> same thing with hamsher. there's no purpose there other than to get
> democrats to do certain things.
This stuff is really loopy, Shag. If there's an antiwar movement and its demand is "Stop the War," how is that not trying to "get the Democrats to do certain things"? If you demand free public college or prison reform, aren't you demanding the Democrats do certain things? Unless you're trying to launch an insurrection to storm the Capitol building, all of your political demands are *ultimately* about trying to get the Democrats to do certain things.
> the reason why the religious right can exercise the power it does is
> because those folks *are* perfectly willing to skip voting if they
> have to. they have a history of retreating to their holes and waiting
> for the end times or the end of their days. whatever. they have been
> very apolitical at times. that's a threat for the republicans because
> that retreat to an apolitical stance erodes their base. hamsher
> doesn't have same kind of threat and doesn't intend to cultivate it.
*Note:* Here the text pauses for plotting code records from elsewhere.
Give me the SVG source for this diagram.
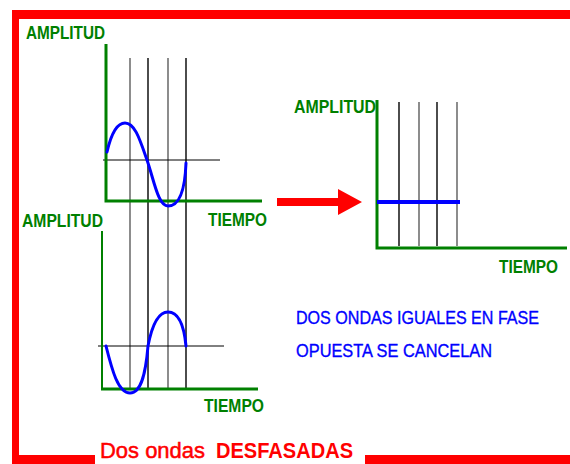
<svg xmlns="http://www.w3.org/2000/svg" width="570" height="464" viewBox="0 0 570 464">
<style>
.g{font-family:"Liberation Sans",Arial,sans-serif;font-weight:bold;font-size:19px;fill:#008000}
.b{font-family:"Liberation Sans",Arial,sans-serif;font-size:18px;fill:#0000ff;stroke:#0000ff;stroke-width:0.35}
.r{font-family:"Liberation Sans",Arial,sans-serif;font-size:22px;fill:#ff0000}
.ax{stroke:#008000;stroke-width:3;fill:none}
.vk{stroke:#000;stroke-width:1.4}
.vg{stroke:#707070;stroke-width:1.6}
.h{stroke:#000;stroke-width:1}
.w{stroke:#0000ff;stroke-width:3;fill:none;stroke-linecap:round}
.frame{fill:#ff0000}
</style>
<rect width="570" height="464" fill="#ffffff"/>
<g id="frame">
<rect class="frame" x="12" y="10" width="558" height="9"/>
<rect class="frame" x="12" y="10" width="7" height="454"/>
<rect class="frame" x="12" y="455" width="83" height="9"/>
<rect class="frame" x="365" y="455" width="205" height="9"/>
<text class="r" y="458"><tspan x="100" stroke="#ff0000" stroke-width="0.5" textLength="105" lengthAdjust="spacingAndGlyphs">Dos ondas</tspan><tspan x="216" font-weight="bold" textLength="137" lengthAdjust="spacingAndGlyphs">DESFASADAS</tspan></text>
</g>
<g id="grid">
<line class="vg" x1="130" y1="58" x2="130" y2="388"/>
<line class="vk" x1="148" y1="58" x2="148" y2="388"/>
<line class="vg" x1="168" y1="58" x2="168" y2="388"/>
<line class="vk" x1="186" y1="58" x2="186" y2="388"/>
</g>
<g id="top-graph">
<line class="h" x1="103" y1="160" x2="220" y2="160"/>
<polyline class="ax" points="106,44 106,201 262,201"/>
<path class="w" d="M107,152 C112,130 118,123 125,123 C135,123 140,140 147,160 C154,180 158,206 168,206 C180,206 185,190 186,163"/>
<text class="g" x="26" y="39" textLength="79" lengthAdjust="spacingAndGlyphs">AMPLITUD</text>
<text class="g" x="208" y="226" textLength="59" lengthAdjust="spacingAndGlyphs">TIEMPO</text>
</g>
<g id="bottom-graph">
<line class="h" x1="98" y1="346" x2="224" y2="346"/>
<line x1="102" y1="231" x2="102" y2="389" stroke="#008000" stroke-width="2"/>
<line class="ax" x1="101" y1="389" x2="258" y2="389"/>
<path class="w" d="M106,346 C112,370 118,393 130,393 C142,393 146,370 148,346 C152,325 158,312 168,312 C178,312 184,325 186,346"/>
<text class="g" x="22" y="227" textLength="81" lengthAdjust="spacingAndGlyphs">AMPLITUD</text>
<text class="g" x="204" y="412" textLength="60" lengthAdjust="spacingAndGlyphs">TIEMPO</text>
</g>
<g id="connectors">
<polygon fill="#ff0000" points="277,198 338,198 338,189 362,202 338,215 338,206 277,206"/>
</g>
<g id="result-graph">
<line class="vk" x1="399" y1="102" x2="399" y2="246"/>
<line class="vg" x1="419" y1="102" x2="419" y2="246"/>
<line class="vk" x1="437" y1="102" x2="437" y2="246"/>
<line class="vg" x1="457" y1="102" x2="457" y2="246"/>
<polyline class="ax" points="377,100 377,248 567,248"/>
<line x1="377" y1="202" x2="460" y2="202" stroke="#0000ff" stroke-width="4"/>
<text class="g" x="294" y="113" textLength="82" lengthAdjust="spacingAndGlyphs">AMPLITUD</text>
<text class="g" x="499" y="273" textLength="59" lengthAdjust="spacingAndGlyphs">TIEMPO</text>
</g>
<g id="caption">
<text class="b" x="296" y="324" textLength="243" lengthAdjust="spacingAndGlyphs">DOS ONDAS IGUALES EN FASE</text>
<text class="b" x="296" y="357" textLength="196" lengthAdjust="spacingAndGlyphs">OPUESTA SE CANCELAN</text>
</g>
</svg>
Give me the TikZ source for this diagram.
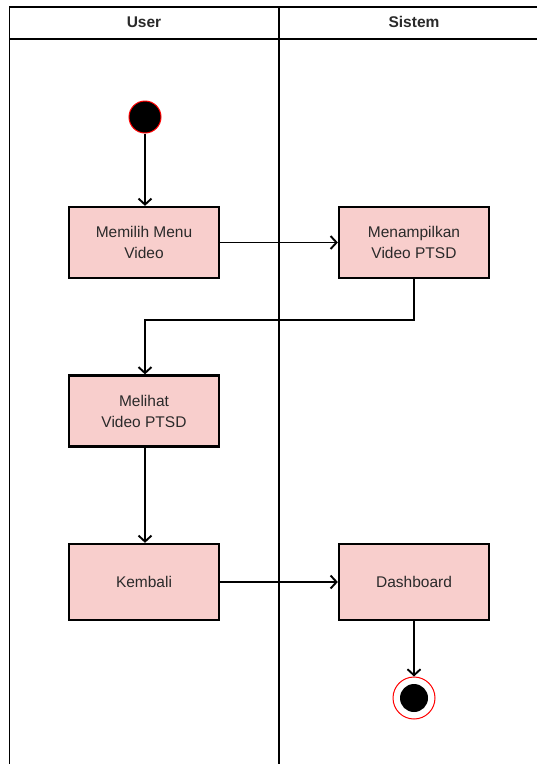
\documentclass[tikz,border=0pt]{standalone}
\usepackage{fontspec}
\setmainfont{Liberation Sans}
\usetikzlibrary{arrows.meta}
\definecolor{boxfill}{HTML}{F8CECC}
\definecolor{txt}{HTML}{2A2A2A}
\begin{document}
\begin{tikzpicture}[x=1pt,y=-1pt,
  act/.style={draw=black,line width=2.3pt,fill=boxfill,minimum width=150pt,minimum height=71pt,inner sep=0pt,align=center,text=txt,font=\fontsize{15.5}{21}\selectfont},
  flow/.style={draw=black,line width=1.9pt,-{Straight Barb[length=6pt,width=13pt,line width=1.9pt]}},
  lane/.style={draw=black,line width=1.3pt},
  hdr/.style={font=\bfseries\fontsize{15.5}{18}\selectfont,text=txt}]
\useasboundingbox (0,0) rectangle (537,764);
% swimlanes
\draw[lane] (9.5,764) -- (9.5,7) -- (537,7);
\draw[lane] (9.5,39) -- (537,39);
\draw[lane] (279,7) -- (279,764);
\node[hdr] (hu) at (144,22) {User};
\node[hdr] (hs) at (414,22) {Sistem};
% nodes
\node[circle,fill=black,draw=red,line width=1pt,minimum size=32pt,inner sep=0pt] (start) at (145,117) {};
\node[act] (a1) at (144,242.5) {Memilih Menu\\Video};
\node[act] (a2) at (414,242.5) {Menampilkan\\Video PTSD};
\node[act] (a3) at (144,411) {Melihat\\Video PTSD};
\node[act,minimum height=76pt] (a4) at (144,582) {Kembali};
\node[act,minimum height=76pt] (a5) at (414,582) {Dashboard};
\node[circle,draw=red,line width=1pt,fill=white,minimum size=42pt,inner sep=0pt] (end) at (414,698) {};
\node[circle,fill=black,minimum size=28pt,inner sep=0pt] (endin) at (end.center) {};
\coordinate (c1) at (414,320);
\coordinate (c2) at (145,320);
% connectors
\draw[flow] (start) -- (start.center |- a1.north);
\draw[flow] (a1) -- (a2);
\draw[flow] (a2.south) -- (c1) -- (c2) -- (c2 |- a3.north);
\draw[flow] (a3.south -| c2) -- (c2 |- a4.north);
\draw[flow] (a4) -- (a5);
\draw[flow] (a5) -- (end);
\end{tikzpicture}
\end{document}
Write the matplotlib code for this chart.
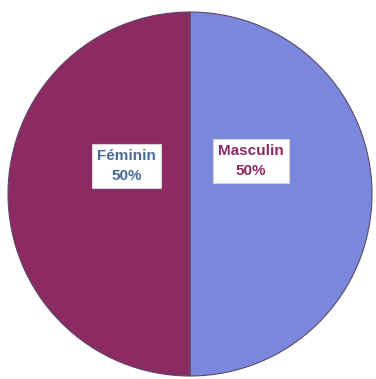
import matplotlib.pyplot as plt

# Répartition par sexe
labels = ['Masculin', 'Féminin']
values = [50, 50]
colors = ['#7b87dc', '#8b2b62']
text_colors = ['#8b2b62', '#4a6a9a']
label_pos = [(0.335, 0.18), (-0.35, 0.155)]

fig = plt.figure(figsize=(3.76, 3.79), dpi=100)
ax = fig.add_axes([8 / 376, 3 / 379, 364 / 376, 364 / 379])

wedges, _ = ax.pie(values, colors=colors, startangle=90, counterclock=False,
                   radius=1.0,
                   wedgeprops=dict(edgecolor='#5a4a6a', linewidth=0.8))

# étiquettes dans des cadres blancs
total = sum(values)
for lab, val, tc, (x, y) in zip(labels, values, text_colors, label_pos):
    ax.text(x, y, f'{lab}\n{val / total * 100:.0f}%', ha='center', va='center',
            fontsize=11, fontweight='bold', family='Liberation Sans',
            color=tc, linespacing=1.5,
            bbox=dict(boxstyle='square,pad=0.35', facecolor='white',
                      edgecolor='#d8d0d8', linewidth=0.8))

ax.set_xlim(-1, 1)
ax.set_ylim(-1, 1)
ax.set_aspect('equal')
ax.axis('off')

fig.savefig('out.png', dpi=100)
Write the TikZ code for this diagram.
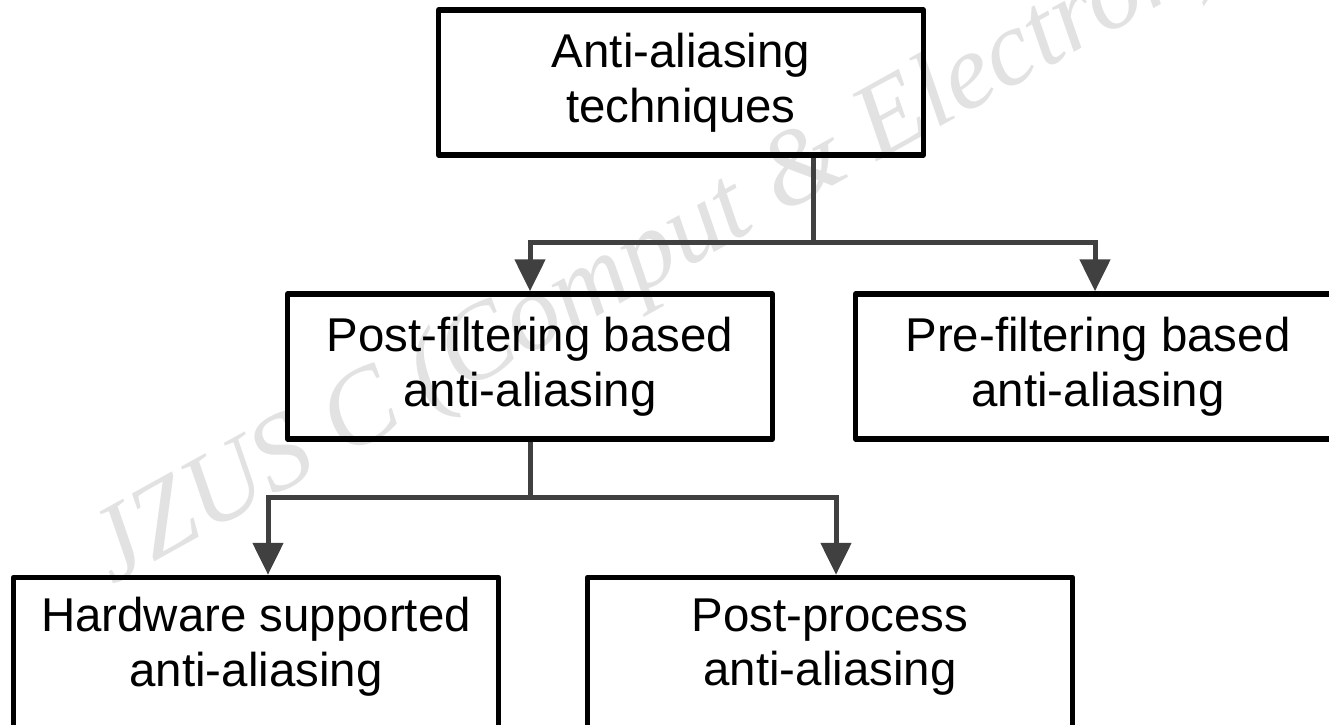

This is totally garbled. The religious right *used* to skip voting. The result was that Governor Reagan liberalized California's abortion laws, the Republican Party platform would endorse the ERA every four years, and nobody listened to the religious right. Sure, religious right leaders sometimes threaten Republicans with the specter of low fundie turnout if the GOP betrays the cause, but they never actually end up calling for a boycott. At worst they sponsor primary challenges against sell-out Republicans. That's exactly what the Hamshers of the world do to the Democrats. (The standard refrain on her website goes: The Dems lost the 1994 midterms because Clinton sold out the base with NAFTA.)
There's no reason to be uncritical about Hamsher, though. There's a lot of activistism on that website. They don't seem to spend a lot of time thinking.